CHALLENGE – Pull out every line below containing the word "this".

THE INPUT –

****

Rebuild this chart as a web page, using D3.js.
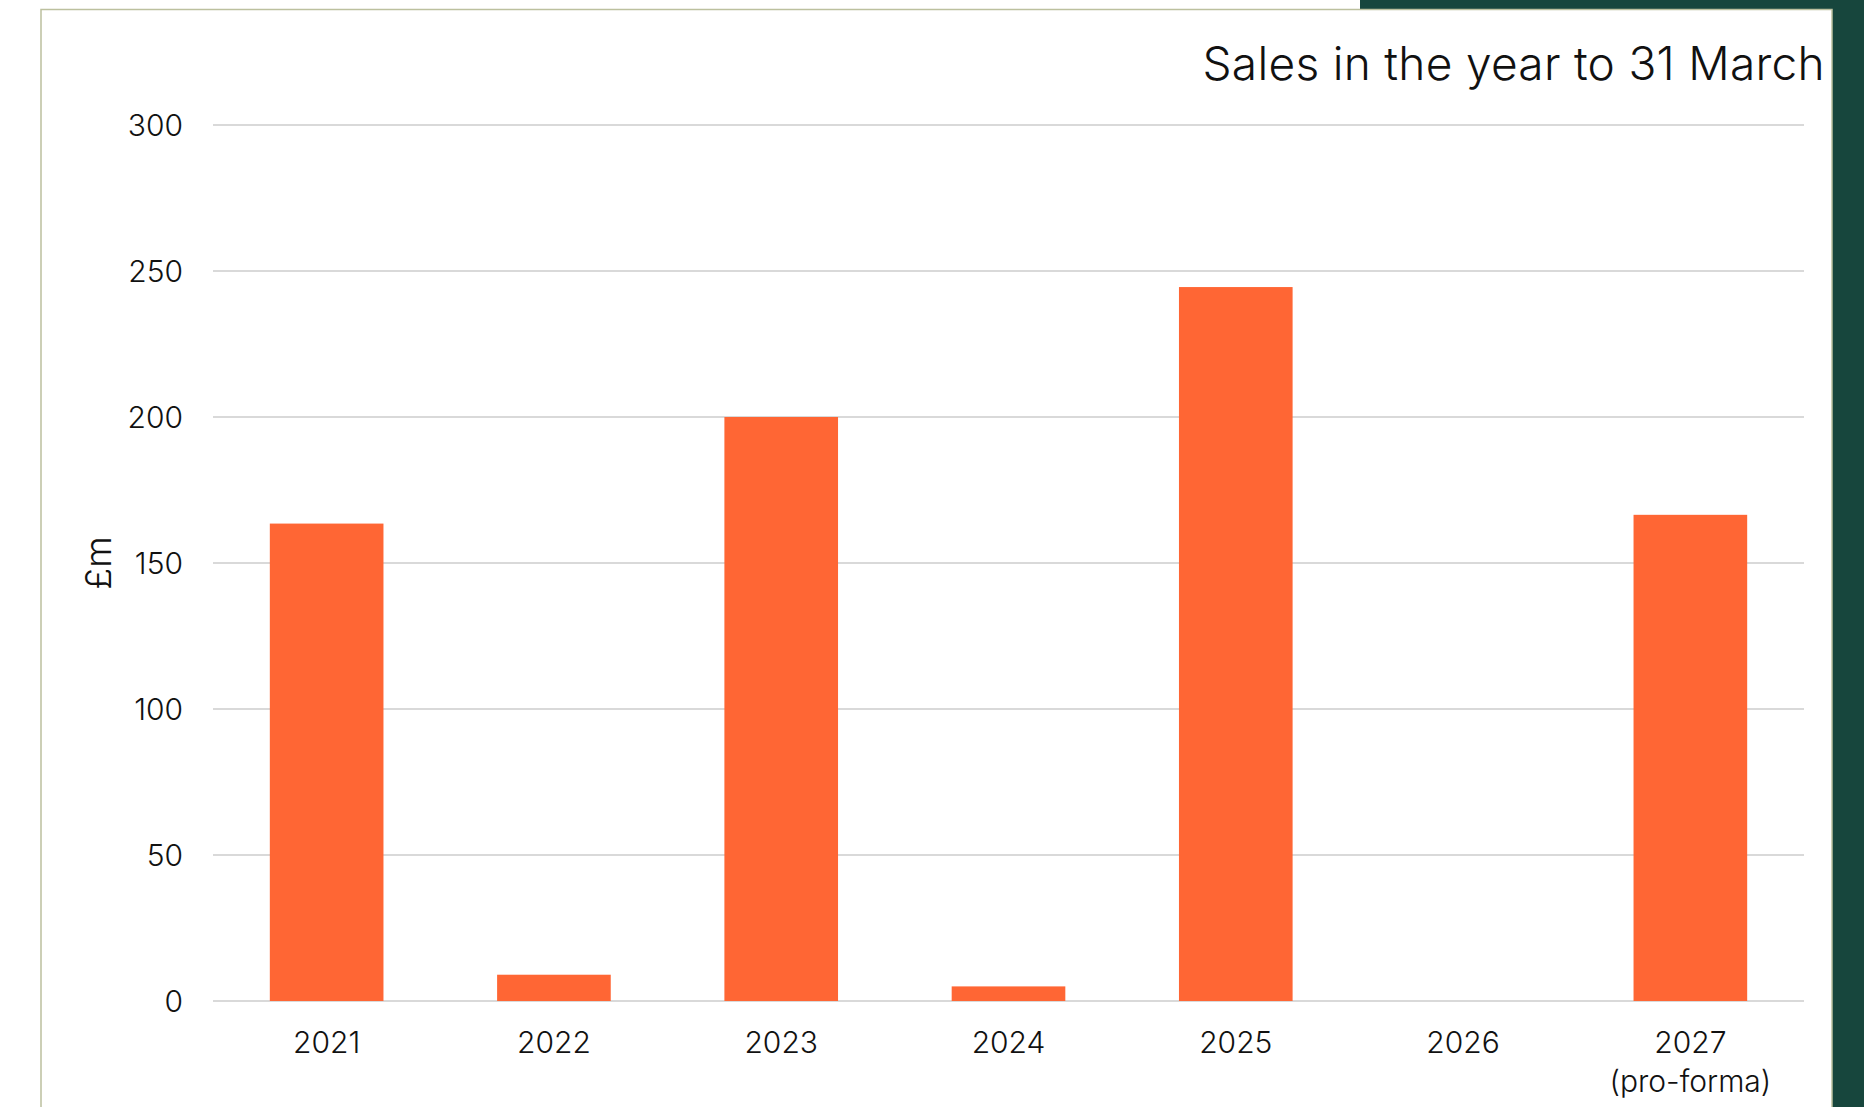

****

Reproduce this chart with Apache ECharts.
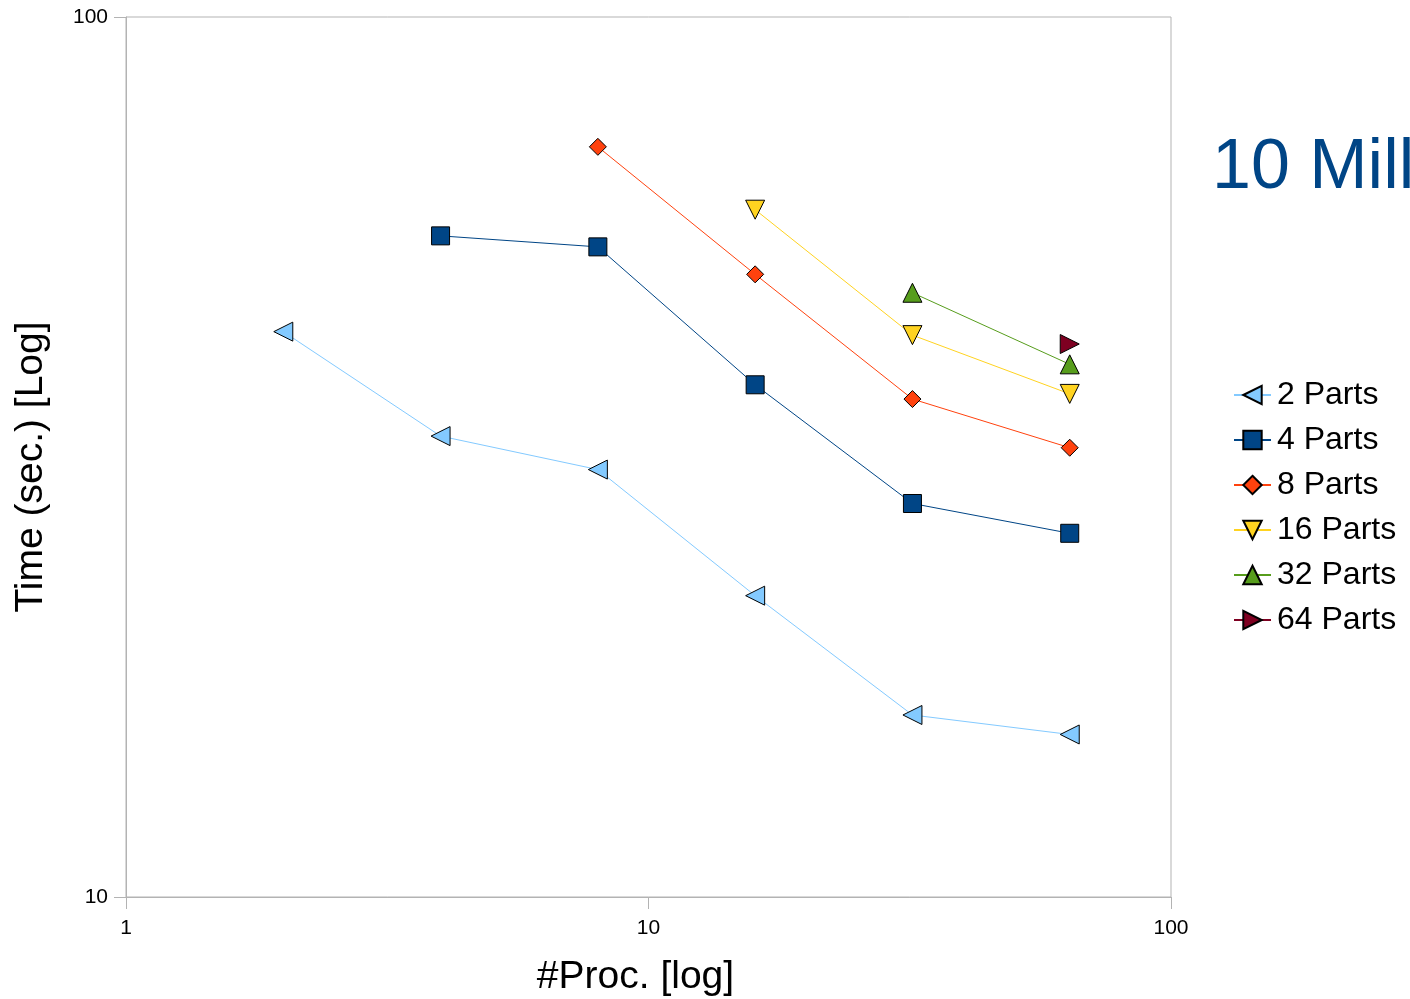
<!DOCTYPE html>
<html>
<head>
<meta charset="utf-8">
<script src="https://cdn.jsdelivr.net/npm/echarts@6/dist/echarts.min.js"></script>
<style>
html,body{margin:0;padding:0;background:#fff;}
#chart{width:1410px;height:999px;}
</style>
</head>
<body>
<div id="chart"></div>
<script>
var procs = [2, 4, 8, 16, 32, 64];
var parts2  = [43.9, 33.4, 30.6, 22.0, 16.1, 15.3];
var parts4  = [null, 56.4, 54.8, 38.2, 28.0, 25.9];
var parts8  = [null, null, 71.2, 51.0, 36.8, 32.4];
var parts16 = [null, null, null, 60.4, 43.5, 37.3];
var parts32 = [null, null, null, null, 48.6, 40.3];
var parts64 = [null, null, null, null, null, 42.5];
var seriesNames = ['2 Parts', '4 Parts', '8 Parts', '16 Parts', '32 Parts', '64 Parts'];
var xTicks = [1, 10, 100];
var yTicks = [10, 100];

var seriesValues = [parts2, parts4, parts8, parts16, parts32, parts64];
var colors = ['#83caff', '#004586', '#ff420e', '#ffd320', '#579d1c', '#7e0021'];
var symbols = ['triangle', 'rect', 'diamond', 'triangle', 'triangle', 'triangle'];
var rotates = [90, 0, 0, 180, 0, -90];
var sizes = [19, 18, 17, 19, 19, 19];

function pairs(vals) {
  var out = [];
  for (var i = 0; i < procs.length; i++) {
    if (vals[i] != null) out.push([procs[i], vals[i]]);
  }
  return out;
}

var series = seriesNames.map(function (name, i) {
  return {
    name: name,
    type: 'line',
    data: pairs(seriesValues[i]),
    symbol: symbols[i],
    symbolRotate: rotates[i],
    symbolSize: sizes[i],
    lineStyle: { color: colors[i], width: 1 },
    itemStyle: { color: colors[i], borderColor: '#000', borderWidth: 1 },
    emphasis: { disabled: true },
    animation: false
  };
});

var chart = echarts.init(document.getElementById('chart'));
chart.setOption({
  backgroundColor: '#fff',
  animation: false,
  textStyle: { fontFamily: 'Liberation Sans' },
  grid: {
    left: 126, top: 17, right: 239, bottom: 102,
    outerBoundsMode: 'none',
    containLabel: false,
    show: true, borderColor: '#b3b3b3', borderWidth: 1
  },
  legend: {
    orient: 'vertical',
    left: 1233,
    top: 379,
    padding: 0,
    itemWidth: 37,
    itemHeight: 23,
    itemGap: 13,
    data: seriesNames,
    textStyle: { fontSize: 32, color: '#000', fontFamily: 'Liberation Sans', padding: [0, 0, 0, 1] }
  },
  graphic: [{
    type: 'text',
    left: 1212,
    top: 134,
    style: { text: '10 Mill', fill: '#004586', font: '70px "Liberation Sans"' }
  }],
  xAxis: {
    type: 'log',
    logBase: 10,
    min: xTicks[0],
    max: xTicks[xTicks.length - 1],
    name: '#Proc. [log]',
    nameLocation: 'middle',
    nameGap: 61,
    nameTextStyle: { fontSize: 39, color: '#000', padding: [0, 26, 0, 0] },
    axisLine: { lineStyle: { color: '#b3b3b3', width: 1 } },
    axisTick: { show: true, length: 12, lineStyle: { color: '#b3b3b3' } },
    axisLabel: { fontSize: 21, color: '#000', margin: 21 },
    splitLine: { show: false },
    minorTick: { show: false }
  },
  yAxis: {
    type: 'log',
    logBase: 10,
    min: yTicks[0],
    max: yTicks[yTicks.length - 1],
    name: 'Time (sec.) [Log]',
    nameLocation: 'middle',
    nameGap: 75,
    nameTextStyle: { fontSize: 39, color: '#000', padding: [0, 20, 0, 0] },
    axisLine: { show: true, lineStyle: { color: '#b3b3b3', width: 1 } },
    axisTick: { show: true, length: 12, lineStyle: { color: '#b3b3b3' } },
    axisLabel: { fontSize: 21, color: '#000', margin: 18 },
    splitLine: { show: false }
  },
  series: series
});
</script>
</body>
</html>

****

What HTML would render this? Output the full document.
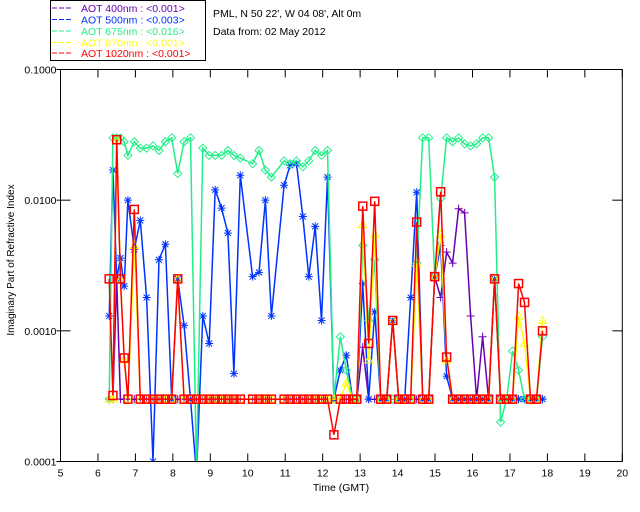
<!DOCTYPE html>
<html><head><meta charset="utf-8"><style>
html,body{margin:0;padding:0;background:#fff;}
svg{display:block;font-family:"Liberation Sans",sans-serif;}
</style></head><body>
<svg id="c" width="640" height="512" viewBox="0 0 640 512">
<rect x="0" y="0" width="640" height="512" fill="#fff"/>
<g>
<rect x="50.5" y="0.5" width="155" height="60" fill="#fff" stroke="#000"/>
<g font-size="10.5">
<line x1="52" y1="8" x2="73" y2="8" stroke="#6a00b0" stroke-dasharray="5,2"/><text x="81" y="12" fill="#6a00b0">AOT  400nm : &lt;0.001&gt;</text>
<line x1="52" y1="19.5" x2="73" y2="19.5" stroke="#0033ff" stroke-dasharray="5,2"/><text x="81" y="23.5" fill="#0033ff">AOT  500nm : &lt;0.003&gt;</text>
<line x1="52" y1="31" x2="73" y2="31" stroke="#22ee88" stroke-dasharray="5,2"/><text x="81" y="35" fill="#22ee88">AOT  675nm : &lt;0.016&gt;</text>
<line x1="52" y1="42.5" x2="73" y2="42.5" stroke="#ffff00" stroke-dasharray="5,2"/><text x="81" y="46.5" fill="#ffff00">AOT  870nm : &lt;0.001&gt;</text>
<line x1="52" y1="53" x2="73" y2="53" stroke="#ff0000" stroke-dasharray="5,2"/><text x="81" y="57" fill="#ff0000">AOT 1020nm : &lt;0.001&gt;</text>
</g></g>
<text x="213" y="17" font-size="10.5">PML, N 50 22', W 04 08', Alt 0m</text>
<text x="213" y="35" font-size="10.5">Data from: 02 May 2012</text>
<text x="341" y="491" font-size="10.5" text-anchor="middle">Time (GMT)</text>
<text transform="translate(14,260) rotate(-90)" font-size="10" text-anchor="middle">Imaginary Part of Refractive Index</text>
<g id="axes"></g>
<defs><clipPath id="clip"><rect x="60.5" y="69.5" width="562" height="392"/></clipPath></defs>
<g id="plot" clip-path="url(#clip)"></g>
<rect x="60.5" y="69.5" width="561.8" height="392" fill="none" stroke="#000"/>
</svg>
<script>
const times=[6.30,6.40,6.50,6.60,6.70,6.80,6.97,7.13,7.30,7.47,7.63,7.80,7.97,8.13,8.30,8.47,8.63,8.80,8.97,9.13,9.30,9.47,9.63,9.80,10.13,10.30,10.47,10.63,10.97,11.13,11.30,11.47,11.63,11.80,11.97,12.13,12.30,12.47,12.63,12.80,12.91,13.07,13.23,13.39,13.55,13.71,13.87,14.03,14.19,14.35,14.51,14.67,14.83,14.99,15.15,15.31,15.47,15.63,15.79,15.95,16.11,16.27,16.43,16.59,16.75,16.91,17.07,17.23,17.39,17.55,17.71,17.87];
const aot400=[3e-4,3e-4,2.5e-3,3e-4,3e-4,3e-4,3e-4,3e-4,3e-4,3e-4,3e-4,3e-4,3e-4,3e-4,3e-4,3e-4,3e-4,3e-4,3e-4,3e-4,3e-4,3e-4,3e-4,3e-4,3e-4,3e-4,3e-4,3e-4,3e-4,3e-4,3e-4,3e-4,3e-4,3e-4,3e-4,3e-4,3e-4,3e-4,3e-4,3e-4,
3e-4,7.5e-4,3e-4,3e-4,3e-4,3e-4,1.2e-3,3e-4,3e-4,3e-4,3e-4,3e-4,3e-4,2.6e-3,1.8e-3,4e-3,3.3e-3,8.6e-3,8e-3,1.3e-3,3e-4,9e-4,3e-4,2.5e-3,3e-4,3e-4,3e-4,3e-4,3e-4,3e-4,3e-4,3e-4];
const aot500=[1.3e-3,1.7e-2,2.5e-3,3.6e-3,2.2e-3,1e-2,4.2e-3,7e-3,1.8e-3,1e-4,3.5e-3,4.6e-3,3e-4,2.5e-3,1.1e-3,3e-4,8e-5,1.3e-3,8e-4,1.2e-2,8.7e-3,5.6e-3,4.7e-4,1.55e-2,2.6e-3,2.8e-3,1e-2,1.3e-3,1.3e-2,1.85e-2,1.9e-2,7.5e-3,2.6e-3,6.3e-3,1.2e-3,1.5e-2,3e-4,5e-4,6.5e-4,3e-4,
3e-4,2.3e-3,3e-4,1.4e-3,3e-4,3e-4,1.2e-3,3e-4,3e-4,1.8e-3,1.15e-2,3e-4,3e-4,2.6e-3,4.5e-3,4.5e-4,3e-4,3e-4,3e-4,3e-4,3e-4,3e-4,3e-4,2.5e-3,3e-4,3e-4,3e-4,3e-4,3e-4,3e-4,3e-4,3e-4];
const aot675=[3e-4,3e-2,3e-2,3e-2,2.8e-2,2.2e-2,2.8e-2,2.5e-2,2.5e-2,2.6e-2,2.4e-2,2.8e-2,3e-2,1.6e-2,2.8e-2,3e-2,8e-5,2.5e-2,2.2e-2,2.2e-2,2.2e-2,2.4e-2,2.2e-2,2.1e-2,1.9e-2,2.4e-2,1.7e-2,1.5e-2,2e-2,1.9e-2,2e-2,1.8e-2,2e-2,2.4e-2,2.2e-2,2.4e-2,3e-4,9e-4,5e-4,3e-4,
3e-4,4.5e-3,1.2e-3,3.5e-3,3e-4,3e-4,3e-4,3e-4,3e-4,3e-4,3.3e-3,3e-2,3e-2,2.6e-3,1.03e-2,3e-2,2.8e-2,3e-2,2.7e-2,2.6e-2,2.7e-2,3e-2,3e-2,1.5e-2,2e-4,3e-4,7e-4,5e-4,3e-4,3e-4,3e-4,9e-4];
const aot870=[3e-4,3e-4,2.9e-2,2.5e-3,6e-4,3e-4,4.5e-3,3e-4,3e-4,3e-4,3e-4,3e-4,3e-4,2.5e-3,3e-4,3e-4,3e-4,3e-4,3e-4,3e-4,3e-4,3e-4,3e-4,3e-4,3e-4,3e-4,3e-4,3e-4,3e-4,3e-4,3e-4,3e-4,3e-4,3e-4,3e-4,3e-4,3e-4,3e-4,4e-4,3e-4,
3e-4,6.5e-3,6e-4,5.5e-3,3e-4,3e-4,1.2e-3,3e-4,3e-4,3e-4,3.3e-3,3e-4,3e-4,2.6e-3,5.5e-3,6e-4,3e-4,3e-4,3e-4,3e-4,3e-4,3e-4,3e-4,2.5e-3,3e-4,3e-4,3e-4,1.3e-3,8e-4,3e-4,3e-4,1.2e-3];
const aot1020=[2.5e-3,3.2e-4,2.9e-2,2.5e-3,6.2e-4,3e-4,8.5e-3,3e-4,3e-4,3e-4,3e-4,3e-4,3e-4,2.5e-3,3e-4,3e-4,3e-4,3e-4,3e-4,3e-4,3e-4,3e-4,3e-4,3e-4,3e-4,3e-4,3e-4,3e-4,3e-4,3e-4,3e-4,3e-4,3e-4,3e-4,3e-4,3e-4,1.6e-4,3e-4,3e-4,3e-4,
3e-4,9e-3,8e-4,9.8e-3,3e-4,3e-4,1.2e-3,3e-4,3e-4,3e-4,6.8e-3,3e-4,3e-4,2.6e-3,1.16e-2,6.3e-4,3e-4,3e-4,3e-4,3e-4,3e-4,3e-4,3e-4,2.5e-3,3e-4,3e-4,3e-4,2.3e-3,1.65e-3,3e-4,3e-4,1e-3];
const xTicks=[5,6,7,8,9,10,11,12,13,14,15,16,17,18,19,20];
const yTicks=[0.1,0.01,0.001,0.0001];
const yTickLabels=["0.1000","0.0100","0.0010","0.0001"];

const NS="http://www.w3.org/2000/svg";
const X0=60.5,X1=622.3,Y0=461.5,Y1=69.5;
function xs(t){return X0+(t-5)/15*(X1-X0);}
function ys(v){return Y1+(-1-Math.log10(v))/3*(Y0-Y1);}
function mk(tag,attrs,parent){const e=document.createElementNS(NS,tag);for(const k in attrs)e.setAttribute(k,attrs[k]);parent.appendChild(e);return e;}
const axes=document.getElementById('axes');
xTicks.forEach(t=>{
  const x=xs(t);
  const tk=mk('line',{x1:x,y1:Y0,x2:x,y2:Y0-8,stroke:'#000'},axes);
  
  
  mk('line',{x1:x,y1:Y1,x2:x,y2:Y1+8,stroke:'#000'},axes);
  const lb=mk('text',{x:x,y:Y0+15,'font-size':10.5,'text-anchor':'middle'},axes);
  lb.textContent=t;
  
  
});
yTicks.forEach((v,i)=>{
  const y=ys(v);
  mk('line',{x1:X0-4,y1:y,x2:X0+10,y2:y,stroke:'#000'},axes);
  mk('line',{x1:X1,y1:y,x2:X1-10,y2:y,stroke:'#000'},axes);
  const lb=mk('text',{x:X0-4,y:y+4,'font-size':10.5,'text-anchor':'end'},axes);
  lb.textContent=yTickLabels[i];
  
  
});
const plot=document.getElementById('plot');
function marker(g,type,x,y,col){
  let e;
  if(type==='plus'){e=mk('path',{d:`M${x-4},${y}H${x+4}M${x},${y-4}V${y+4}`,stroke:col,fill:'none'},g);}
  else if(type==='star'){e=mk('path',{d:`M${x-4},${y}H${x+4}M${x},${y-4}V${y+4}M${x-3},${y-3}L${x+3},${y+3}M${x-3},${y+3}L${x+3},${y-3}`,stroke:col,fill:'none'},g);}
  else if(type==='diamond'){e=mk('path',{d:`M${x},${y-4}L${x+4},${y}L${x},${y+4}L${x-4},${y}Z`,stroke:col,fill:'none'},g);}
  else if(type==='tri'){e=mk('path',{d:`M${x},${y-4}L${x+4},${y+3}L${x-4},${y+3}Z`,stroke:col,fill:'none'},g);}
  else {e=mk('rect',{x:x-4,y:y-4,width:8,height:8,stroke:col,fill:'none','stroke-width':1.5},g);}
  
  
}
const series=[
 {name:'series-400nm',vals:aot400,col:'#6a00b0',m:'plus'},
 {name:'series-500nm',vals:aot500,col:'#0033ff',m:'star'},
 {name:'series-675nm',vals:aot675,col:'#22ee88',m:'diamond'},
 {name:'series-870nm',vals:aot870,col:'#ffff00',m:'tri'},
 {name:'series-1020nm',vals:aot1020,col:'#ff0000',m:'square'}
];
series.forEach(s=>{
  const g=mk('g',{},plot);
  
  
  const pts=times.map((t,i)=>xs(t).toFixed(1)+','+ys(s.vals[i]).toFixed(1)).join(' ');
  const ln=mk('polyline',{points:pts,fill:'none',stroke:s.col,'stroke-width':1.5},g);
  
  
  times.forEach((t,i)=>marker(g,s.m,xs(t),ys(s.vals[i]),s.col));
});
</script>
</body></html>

****

SOLUTION –
Rebuild this chart as a web page, using D3.js.
Reproduce this chart with Apache ECharts.
What HTML would render this? Output the full document.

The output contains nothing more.